Write out every line of the material as it stands, apart from the pictures.
-----
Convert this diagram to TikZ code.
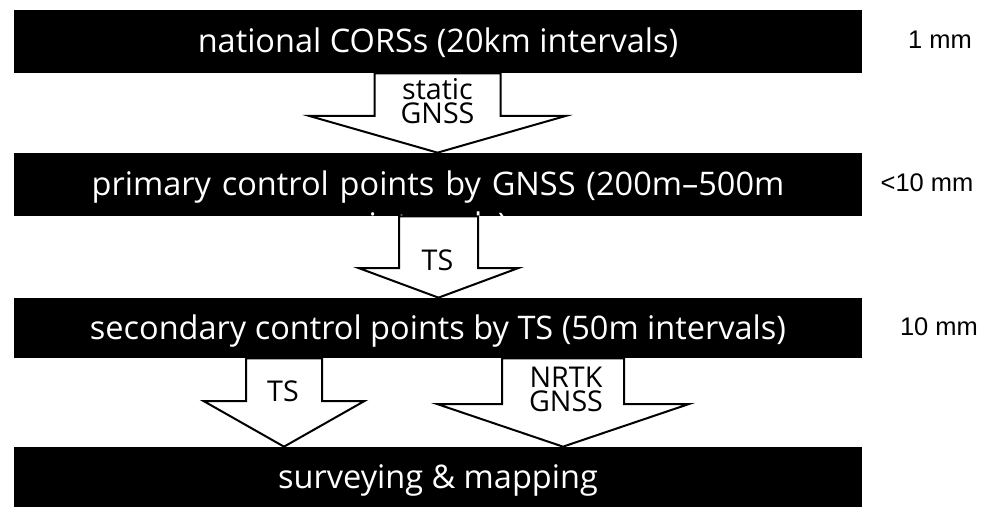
\documentclass[tikz,border=0pt]{standalone}
\usepackage{fontspec}
\setmainfont{Open Sans}
\newfontfamily\labelfont{Liberation Sans}
\usetikzlibrary{calc}

\tikzset{
  tier/.style={rectangle, fill=black, text=white, inner sep=0pt,
    minimum width=16.96cm, text height=0.46cm, text depth=0pt,
    font=\fontsize{18.5}{23}\selectfont},
  blockarrow/.style={draw=black, fill=white, line width=0.04cm, line join=miter},
  methodlabel/.style={inner sep=0pt, align=center, font=\fontsize{16.3}{14}\selectfont},
  accuracy/.style={inner sep=0pt, font=\labelfont\fontsize{14.5}{17}\selectfont},
}

\begin{document}
\begin{tikzpicture}[x=0.02cm, y=-0.02cm]
    \useasboundingbox (0,0) rectangle (1000,513);

    \node[tier, minimum height=1.26cm] (cors) at (438, 41.5) {national CORSs (20km intervals)};
    \node[tier, minimum height=1.26cm, text width=15.6cm, align=center] (primary) at (438, 184.5) {primary control points by GNSS (200m–500m\\intervals)};
    \node[tier, minimum height=1.2cm] (secondary) at (438, 328) {secondary control points by TS (50m intervals)};
    \node[tier, minimum height=1.2cm] (survey) at (438, 477) {surveying \& mapping};

    \node[accuracy] (acc1) at (940, 40) {1 mm};
    \node[accuracy] (acc2) at (927, 183) {<10 mm};
    \node[accuracy] (acc3) at (939, 327) {10 mm};

    \draw[blockarrow] let \p1 = (cors.south), \p2 = (primary.north) in
        (374.5,\y1) -- (374.5,116) -- (309.5,116) -- (437.5,\y2) -- (565.5,116) -- (500.5,116) -- (500.5,\y1) -- cycle;
    \draw[blockarrow] let \p1 = (primary.south), \p2 = (secondary.north) in
        (399,\y1) -- (399,268) -- (358.5,268) -- (438.5,\y2) -- (518.5,268) -- (478,268) -- (478,\y1) -- cycle;
    \draw[blockarrow] let \p1 = (secondary.south), \p2 = (survey.north) in
        (246,\y1) -- (246,401) -- (203.5,401) -- (284,\y2) -- (364.5,401) -- (322,401) -- (322,\y1) -- cycle;
    \draw[blockarrow] let \p1 = (secondary.south), \p2 = (survey.north) in
        (502,\y1) -- (502,404) -- (437,404) -- (563,\y2) -- (689,404) -- (624,404) -- (624,\y1) -- cycle;

    \node[methodlabel] (static) at (437.5, 101) {static\\GNSS};
    \node[methodlabel] (ts1) at (437.5, 260) {TS};
    \node[methodlabel] (ts2) at (283, 391) {TS};
    \node[methodlabel] (nrtk) at (566, 389.5) {NRTK\\GNSS};
\end{tikzpicture}
\end{document}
-----
__Finished answer__.
Convert this diagram to TikZ code.
\documentclass[tikz,border=0pt]{standalone}
\usepackage{fontspec}
\setmainfont{Open Sans}
\newfontfamily\labelfont{Liberation Sans}
\usetikzlibrary{calc}

\tikzset{
  tier/.style={rectangle, fill=black, text=white, inner sep=0pt,
    minimum width=16.96cm, text height=0.46cm, text depth=0pt,
    font=\fontsize{18.5}{23}\selectfont},
  blockarrow/.style={draw=black, fill=white, line width=0.04cm, line join=miter},
  methodlabel/.style={inner sep=0pt, align=center, font=\fontsize{16.3}{14}\selectfont},
  accuracy/.style={inner sep=0pt, font=\labelfont\fontsize{14.5}{17}\selectfont},
}

\begin{document}
\begin{tikzpicture}[x=0.02cm, y=-0.02cm]
    \useasboundingbox (0,0) rectangle (1000,513);

    \node[tier, minimum height=1.26cm] (cors) at (438, 41.5) {national CORSs (20km intervals)};
    \node[tier, minimum height=1.26cm, text width=15.6cm, align=center] (primary) at (438, 184.5) {primary control points by GNSS (200m–500m\\intervals)};
    \node[tier, minimum height=1.2cm] (secondary) at (438, 328) {secondary control points by TS (50m intervals)};
    \node[tier, minimum height=1.2cm] (survey) at (438, 477) {surveying \& mapping};

    \node[accuracy] (acc1) at (940, 40) {1 mm};
    \node[accuracy] (acc2) at (927, 183) {<10 mm};
    \node[accuracy] (acc3) at (939, 327) {10 mm};

    \draw[blockarrow] let \p1 = (cors.south), \p2 = (primary.north) in
        (374.5,\y1) -- (374.5,116) -- (309.5,116) -- (437.5,\y2) -- (565.5,116) -- (500.5,116) -- (500.5,\y1) -- cycle;
    \draw[blockarrow] let \p1 = (primary.south), \p2 = (secondary.north) in
        (399,\y1) -- (399,268) -- (358.5,268) -- (438.5,\y2) -- (518.5,268) -- (478,268) -- (478,\y1) -- cycle;
    \draw[blockarrow] let \p1 = (secondary.south), \p2 = (survey.north) in
        (246,\y1) -- (246,401) -- (203.5,401) -- (284,\y2) -- (364.5,401) -- (322,401) -- (322,\y1) -- cycle;
    \draw[blockarrow] let \p1 = (secondary.south), \p2 = (survey.north) in
        (502,\y1) -- (502,404) -- (437,404) -- (563,\y2) -- (689,404) -- (624,404) -- (624,\y1) -- cycle;

    \node[methodlabel] (static) at (437.5, 101) {static\\GNSS};
    \node[methodlabel] (ts1) at (437.5, 260) {TS};
    \node[methodlabel] (ts2) at (283, 391) {TS};
    \node[methodlabel] (nrtk) at (566, 389.5) {NRTK\\GNSS};
\end{tikzpicture}
\end{document}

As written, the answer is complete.